Tuesday, 29 March 2016

2 Month

Salam , 
2 Month from now , sad or happy? So sad to leave beautiful .. place ..maybe ..yes maybe not huhu. Not place what i tried to mean , but the course (Programming) .After this  maybe, i need to find a new path .. become logisctian maybe. I dont think so . The decision was anything but easy and straightforward, but nevertheless ended up being the absolute right choice in the long run. I ddin't think that i can be a good programmer or teacher in it, I just such a losser person :(, Feel really down!Since it’simpossible to do , I had to choose either one . Last week , i have met my future cousin (fiancee), who is programmer for one of top company in malaysia . I wish i can be like her. Their family cousin most welcome me .. :) Feel blessing.
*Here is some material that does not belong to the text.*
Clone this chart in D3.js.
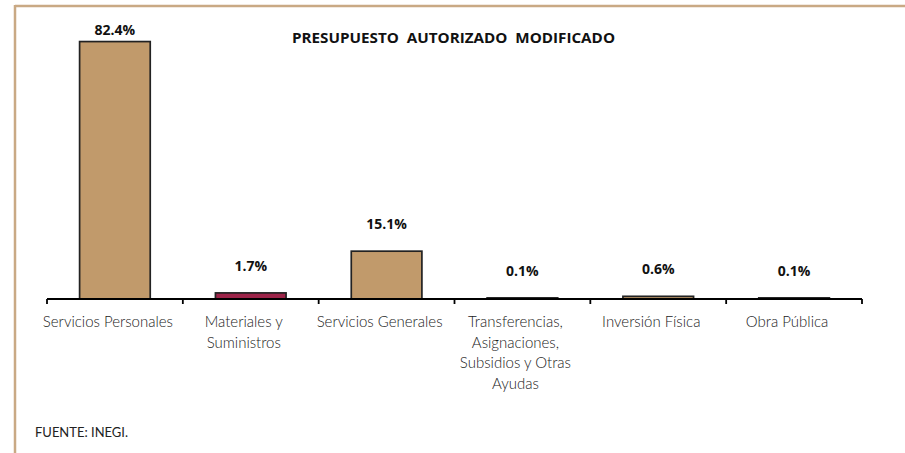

One of his "makcik" also one of top in petronas .. I just feel empty and stupid eventho , they can accept me how i am. I feel ashamed , cuz i just no body ..still jobsleessss after my intership. (Itulah hang p berhenti dgree buat pa)-i told to my self ..deep in my heart(ni ceq cerita bukan nk menunjuk, i just  talk to my self..that i need to bee a part of them . I hope my resume that will acceptable, from "future" employer.Less than month also, need to say good bye "Programming world, good bye it," in sha allah until we meet again .Maybe after 3.6.2016 last day that i see u . AMin ...my there a star for everthing.